Au parloir de Rebeuss, des centaines de sympathisants anonymes ainsi que le Tout-Dakar se sont succédé pour s’entretenir avec le détenu le plus célèbre du pays. Et lorsque s’ouvre, le 31 juillet 2014, le procès tant attendu, c’est devant une salle pleine à craquer, exclusivement peuplée d’inconditionnels scandant à l’unisson : « Karim, président ! »
Un détenu gênant
Depuis sa libération, l’intéressé n’a jamais parlé, si ce n’est de manière sibylline, à travers un communiqué publié le 24 juin par le Parti démocratique sénégalais (PDS, opposition). Exprimant sa « gratitude » aux dignitaires religieux (mourides, tidjanes et catholiques) ainsi qu’aux principales associations sénégalaises de défense des droits de l’homme.
Mon vœu le plus cher était d’aller, dès ma libération, à la rencontre des millions de Sénégalais qui m’ont assuré de leur soutien
Il signifiait alors, entre les lignes, qu’on lui avait tordu le bras au moment de recouvrer sa liberté : « Mon vœu le plus cher était d’aller, dès ma libération, dans nos villages et dans nos villes, à la rencontre des millions de Sénégalais qui m’ont assuré de leur soutien, m’ont accompagné de leurs prières et qui n’ont jamais douté de mon innocence pour les en remercier. […] Malheureusement, les conditions de ma sortie de prison en ont décidé autrement. » Quatre mois plus tard, Karim Wade n’en a toujours pas dit plus.
« Ce n’était pas une libération mais un exil forcé ! » Seydou Diagne, le coordonnateur de ses avocats, est aujourd’hui catégorique : c’est au forceps que Dakar s’est débarrassé de son encombrant pensionnaire après trente-huit mois de détention. « Ce sont des spéculations fondées sur une fiction.

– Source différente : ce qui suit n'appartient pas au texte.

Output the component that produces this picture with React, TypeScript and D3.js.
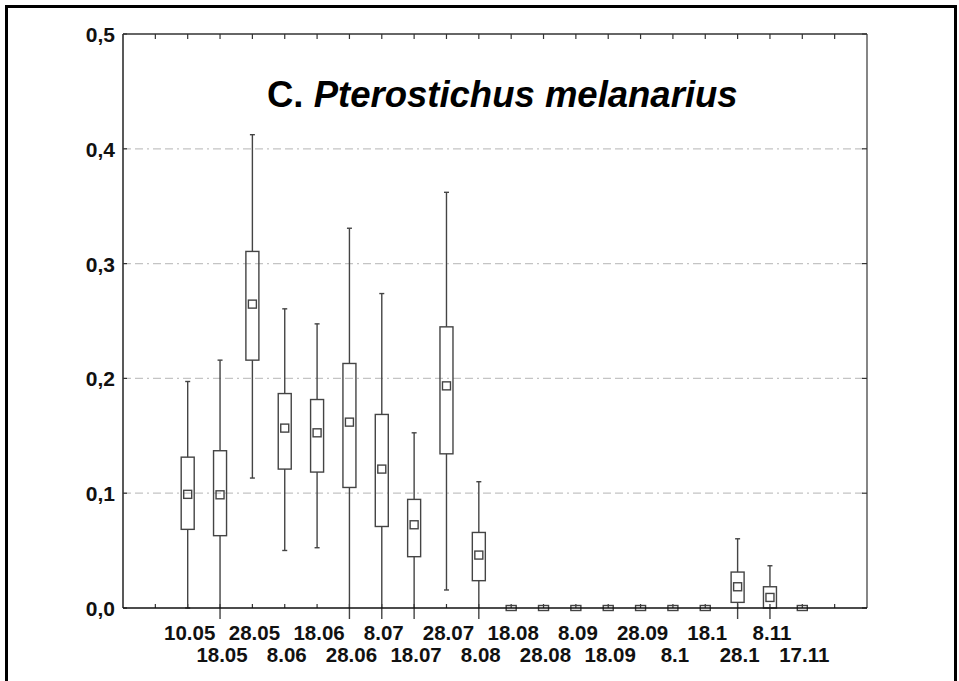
import React from "react";
import * as d3 from "d3";

const dates = ["10.05","18.05","28.05","8.06","18.06","28.06","8.07","18.07","28.07","8.08","18.08","28.08","8.09","18.09","28.09","8.1","18.1","28.1","8.11","17.11"];
const means = [0.099,0.0986,0.2647,0.1567,0.1526,0.1619,0.121,0.0725,0.1935,0.0461,0,0,0,0,0,0,0,0.0185,0.0092,0];
const boxLow = [0.0685,0.063,0.2159,0.121,0.1184,0.105,0.071,0.0447,0.1343,0.0238,0,0,0,0,0,0,0,0.0049,0,0];
const boxHigh = [0.1314,0.137,0.3106,0.1868,0.1816,0.213,0.1686,0.0946,0.2449,0.0658,0,0,0,0,0,0,0,0.0313,0.0185,0];
const whiskerLow = [0,-0.03,0.1132,0.0501,0.0525,-0.03,-0.03,-0.03,0.0157,-0.03,0,0,0,0,0,0,0,-0.03,-0.03,0];
const whiskerHigh = [0.1973,0.2159,0.4123,0.2606,0.2475,0.3308,0.2739,0.1526,0.3621,0.110,0,0,0,0,0,0,0,0.0603,0.0368,0];
const yTicks = [0, 0.1, 0.2, 0.3, 0.4, 0.5];
const gridValues = [0.1, 0.2, 0.3, 0.4];
const title = "C.";
const titleItalic = "Pterostichus melanarius";

const W = 959, H = 681;
const left = 123, right = 867, top = 34, bottom = 608;

export default function App() {
  const x = d3.scaleLinear().domain([0, 23]).range([left, right]);
  const y = d3.scaleLinear().domain([0, 0.5]).range([bottom, top]);
  const xTicks = d3.range(1, 23);
  const fmt = (v: number) => d3.format(".1f")(v).replace(".", ",");
  const boxW = 13, capW = 5;
  const font = "'Liberation Sans', Arial, sans-serif";

  return (
    <svg width={W} height={H} style={{ position: "absolute", left: 0, top: 0, background: "#fff" }}>
      <defs>
        <clipPath id="plotClip">
          <rect x={left} y={top} width={right - left} height={bottom - top + 11} />
        </clipPath>
      </defs>
      <rect x={6.5} y={6.5} width={949} height={700} fill="none" stroke="#000" strokeWidth={3} />
      {gridValues.map((v) => (
        <line key={v} x1={left} x2={right} y1={y(v)} y2={y(v)} stroke="#c4c4c4" strokeWidth={1.2} strokeDasharray="8,4,8,4,2,4" />
      ))}
      <line x1={left} x2={right} y1={top} y2={top} stroke="#333" strokeWidth={1.3} />
      <line x1={right} x2={right} y1={top} y2={bottom} stroke="#444" strokeWidth={1.3} />
      <line x1={left} x2={left} y1={top} y2={bottom} stroke="#222" strokeWidth={1.5} />
      {xTicks.map((k) => (
        <g key={k}>
          <line x1={x(k)} x2={x(k)} y1={top} y2={top + 5} stroke="#333" strokeWidth={1.2} />
          <line x1={x(k)} x2={x(k)} y1={bottom} y2={bottom - 4} stroke="#333" strokeWidth={1.2} />
        </g>
      ))}
      {yTicks.map((v) => (
        <g key={v}>
          <line x1={left} x2={left + 4} y1={y(v)} y2={y(v)} stroke="#333" strokeWidth={1.2} />
          <line x1={right} x2={right - 5} y1={y(v)} y2={y(v)} stroke="#333" strokeWidth={1.2} />
          <text x={115} y={y(v) + 8} textAnchor="end" fontFamily={font} fontWeight="bold" fontSize={21} fill="#111">{fmt(v)}</text>
        </g>
      ))}
      <g clipPath="url(#plotClip)">
        {dates.map((d, i) => {
          const cx = x(i + 2);
          const zero = boxHigh[i] === boxLow[i] && whiskerHigh[i] === whiskerLow[i];
          const mh = zero ? 5 : 8, mw = zero ? 10 : 8;
          return (
            <g key={d} stroke="#444" strokeWidth={1.4} fill="#fff">
              {!zero && (
                <>
                  <line x1={cx} x2={cx} y1={y(whiskerHigh[i])} y2={y(boxHigh[i])} />
                  <line x1={cx} x2={cx} y1={y(boxLow[i])} y2={y(whiskerLow[i])} />
                  <line x1={cx - capW / 2} x2={cx + capW / 2} y1={y(whiskerHigh[i])} y2={y(whiskerHigh[i])} />
                  <line x1={cx - capW / 2} x2={cx + capW / 2} y1={y(whiskerLow[i])} y2={y(whiskerLow[i])} />
                  <rect x={cx - boxW / 2} y={y(boxHigh[i])} width={boxW} height={y(boxLow[i]) - y(boxHigh[i])} fill="none" />
                </>
              )}
              <rect x={cx - mw / 2} y={y(means[i]) - mh / 2} width={mw} height={mh} fill="none" />
            </g>
          );
        })}
      </g>
      <line x1={left} x2={right} y1={bottom} y2={bottom} stroke="#111" strokeWidth={1.6} />
      {dates.map((d, i) => (
        <text key={d} x={x(i + 2) + 2} y={i % 2 === 0 ? 640 : 662} textAnchor="middle" fontFamily={font} fontWeight="bold" fontSize={20.5} fill="#111">{d}</text>
      ))}
      <text x={267} y={107} fontFamily={font} fontWeight="bold" fontSize={36.5} fill="#000">
        {title} <tspan fontStyle="italic">{titleItalic}</tspan>
      </text>
    </svg>
  );
}
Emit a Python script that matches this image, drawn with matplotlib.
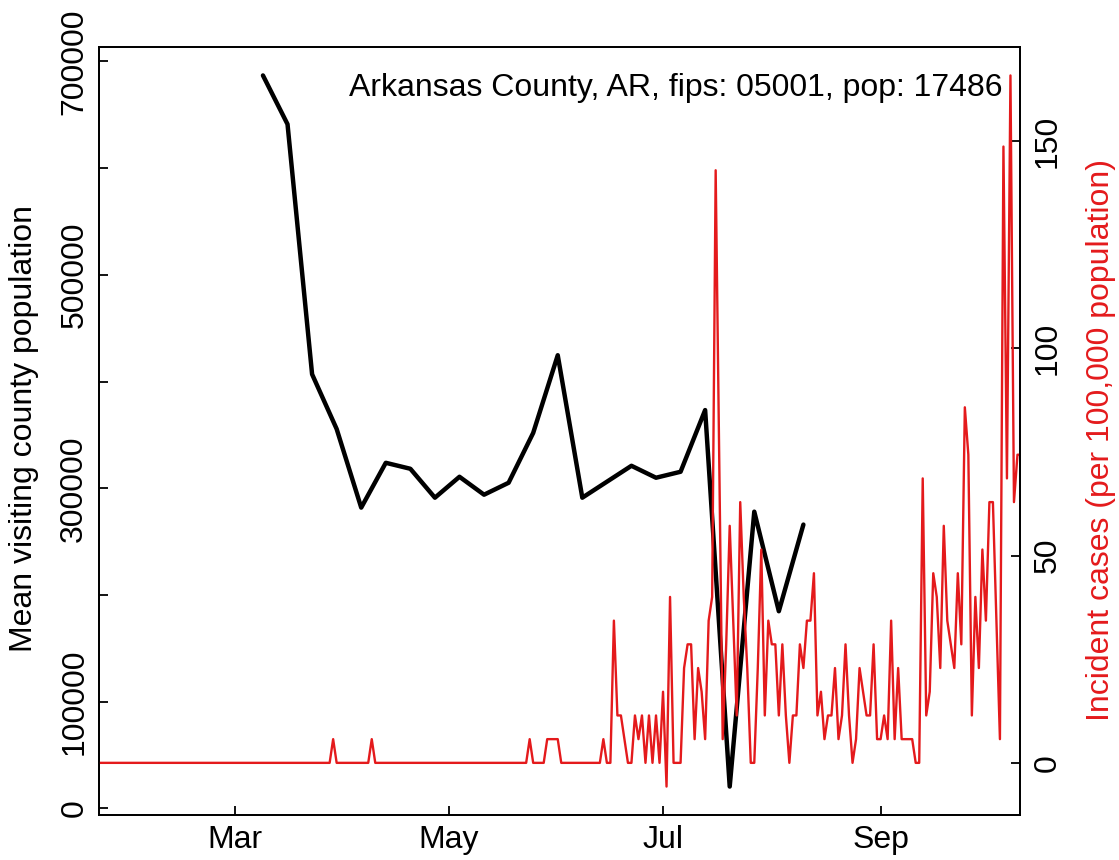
import matplotlib
matplotlib.use("Agg")
import matplotlib.pyplot as plt
import matplotlib.dates as mdates
import numpy as np
from datetime import date, timedelta

plt.rcParams['font.family'] = ['Liberation Sans', 'DejaVu Sans']

title = "Arkansas County, AR, fips: 05001, pop: 17486"
population = 17486
red = "#E41A1C"

# weekly mean visiting county population
visit_dates = [date(2020, 3, 9), date(2020, 3, 16), date(2020, 3, 23), date(2020, 3, 30),
               date(2020, 4, 6), date(2020, 4, 13), date(2020, 4, 20), date(2020, 4, 27),
               date(2020, 5, 4), date(2020, 5, 11), date(2020, 5, 18), date(2020, 5, 25),
               date(2020, 6, 1), date(2020, 6, 8), date(2020, 6, 22), date(2020, 6, 29),
               date(2020, 7, 6), date(2020, 7, 13), date(2020, 7, 20), date(2020, 7, 27),
               date(2020, 8, 3), date(2020, 8, 10)]
visit_pop = [686900, 641200, 406900, 355600, 281900, 323900, 318300, 291200,
             310800, 294000, 305200, 351900, 424700, 291200, 321100, 309900,
             315500, 373300, 20500, 278100, 184800, 266000]

# daily new cases, first day 2020-01-21
case_start = date(2020, 1, 21)
daily_cases = [
    0, 0, 0, 0, 0, 0, 0, 0, 0, 0,
    0, 0, 0, 0, 0, 0, 0, 0, 0, 0,
    0, 0, 0, 0, 0, 0, 0, 0, 0, 0,
    0, 0, 0, 0, 0, 0, 0, 0, 0, 0,
    0, 0, 0, 0, 0, 0, 0, 0, 0, 0,
    0, 0, 0, 0, 0, 0, 0, 0, 0, 0,
    0, 0, 0, 0, 0, 0, 0, 0, 1, 0,
    0, 0, 0, 0, 0, 0, 0, 0, 0, 1,
    0, 0, 0, 0, 0, 0, 0, 0, 0, 0,
    0, 0, 0, 0, 0, 0, 0, 0, 0, 0,
    0, 0, 0, 0, 0, 0, 0, 0, 0, 0,
    0, 0, 0, 0, 0, 0, 0, 0, 0, 0,
    0, 0, 0, 0, 1, 0, 0, 0, 0, 1,
    1, 1, 1, 0, 0, 0, 0, 0, 0, 0,
    0, 0, 0, 0, 0, 1, 0, 0, 6, 2,
    2, 1, 0, 0, 2, 1, 2, 0, 2, 0,
    2, 0, 3, -1, 7, 0, 0, 0, 4, 5,
    5, 1, 4, 3, 1, 6, 7, 25, 13, 1,
    5, 10, 6, 2, 11, 7, 4, 0, 0, 4,
    9, 2, 6, 5, 5, 2, 5, 2, 0, 2,
    2, 5, 4, 6, 6, 8, 2, 3, 1, 2,
    2, 4, 1, 2, 5, 2, 0, 1, 4, 3,
    2, 2, 5, 1, 1, 2, 1, 6, 1, 4,
    1, 1, 1, 1, 0, 0, 12, 2, 3, 8,
    7, 4, 10, 6, 5, 4, 8, 5, 15, 13,
    2, 7, 4, 9, 6, 11, 11, 6, 1, 26,
    12, 29, 11, 13, 13,
]

month_ticks = [date(2020, 3, 1), date(2020, 5, 1), date(2020, 7, 1), date(2020, 9, 1)]
month_labels = ["Mar", "May", "Jul", "Sep"]
left_ticks = [0, 100000, 200000, 300000, 400000, 500000, 600000, 700000]
left_labels = ["0", "100000", "", "300000", "", "500000", "", "700000"]
right_ticks = [0, 50, 100, 150]

incidence = np.array(daily_cases) / population * 100000
case_dates = [case_start + timedelta(days=i) for i in range(len(daily_cases))]

W, H = 1119, 860
fig = plt.figure(figsize=(W / 100, H / 100), dpi=100)
ax = fig.add_axes([99 / W, 1 - 815 / H, 921 / W, 768 / H])

ax.plot(visit_dates, visit_pop, color="black", lw=3.2,
        solid_joinstyle="round", solid_capstyle="round")
ax.margins(y=0.04)

ax2 = ax.twinx()
ax2.plot(case_dates, incidence, color=red, lw=1.7, solid_joinstyle="round")
ax2.margins(y=0.04)

x0 = mdates.date2num(date(2020, 2, 1))
x1 = mdates.date2num(date(2020, 10, 1))
pad = 0.04 * (x1 - x0)
ax.set_xlim(x0 - pad, x1 + pad)

ax.set_xticks([mdates.date2num(d) for d in month_ticks])
ax.set_xticklabels(month_labels)
ax.set_yticks(left_ticks)
ax.set_yticklabels(left_labels)
ax2.set_yticks(right_ticks)
ax2.set_yticklabels([str(t) for t in right_ticks])

ax.tick_params(axis="x", direction="in", length=6.3, width=1.3, labelsize=23, pad=7)
ax.tick_params(axis="y", direction="in", length=6.3, width=1.3, labelsize=23, pad=7,
               labelrotation=90)
ax2.tick_params(axis="y", direction="in", length=6.3, width=1.3, labelsize=23, pad=9,
                labelrotation=90)
plt.setp(ax.get_yticklabels(), va="center")
plt.setp(ax2.get_yticklabels(), va="center")

for a in (ax, ax2):
    for s in a.spines.values():
        s.set_linewidth(1.3)

ax.text(0.9815, 0.9466, title, transform=ax.transAxes, ha="right", va="center", fontsize=23)

fig.text(24 / W, 1 - 428 / H, "Mean visiting county population", rotation=90,
         ha="center", va="center", fontsize=23)
fig.text(1101 / W, 1 - 440 / H, "Incident cases (per 100,000 population)", rotation=90,
         ha="center", va="center", fontsize=23, color=red)

fig.savefig("out.png", dpi=100)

L’État du Sénégal n’empêchera jamais un de ses ressortissants de revenir au pays », rétorque El Hadj Hamidou Kassé, ministre-conseiller chargé de la communication à la présidence de la République.
« Pendant des mois, le régime a cherché à lui faire signer une demande de grâce », assure pourtant un proche qui a directement participé aux négociations. Selon ce dernier, le prisonnier aurait obstinément refusé cette option, malgré les médiations répétées du Qatar.
La donne a changé le 7 avril 2016. Un an après leur condamnation collective, Ibrahim Aboukhalil (alias Bibo Bourgi) et Alioune Samba Diassé, jusque-là en liberté sous contrôle judiciaire, sont incarcérés au pavillon spécial de l’hôpital Le Dantec malgré un état de santé jugé préoccupant.
Selon ses avocats, Karim Wade se serait refusé à mettre en danger la vie de ses coaccusés, dont il estime que le seul tort est leur relation d’amitié ou de proximité avec lui, et se serait résigné à un compromis. À partir de là, les choses s’accélèrent. Le procureur général du Qatar effectue un nouveau voyage à Dakar le 9 avril.
En coulisses, la libération de Karim Wade est évoquée avec les autorités. Deux jours après le départ du médiateur, deux proches de l’ancien « superministre » se rendent à Doha pour prolonger les discussions. Le « protocole de Doha » est engagé. Le 31 mai, Bibo Bourgi et Alioune Samba Diassé sont remis en liberté et autorisés à recevoir des soins en France.
Les proches de Karim Wade indiquent que ce dernier a accepté d’en payer le prix. S’il s’est toujours refusé à signer une demande de grâce, il a validé, in fine, les deux clauses principales de l’accord informel qui le lient au Sénégal via Cheikh Tamim Ibn Hamad Al Thani : « s’éloigner quelques mois du Sénégal et s’abstenir provisoirement de toute forme d’expression publique », résume son entourage. Si Karim Wade s’astreint effectivement à un silence religieux, il n’en fourbit pas moins ses armes dans l’attente du jour où il s’estimera délié de sa promesse.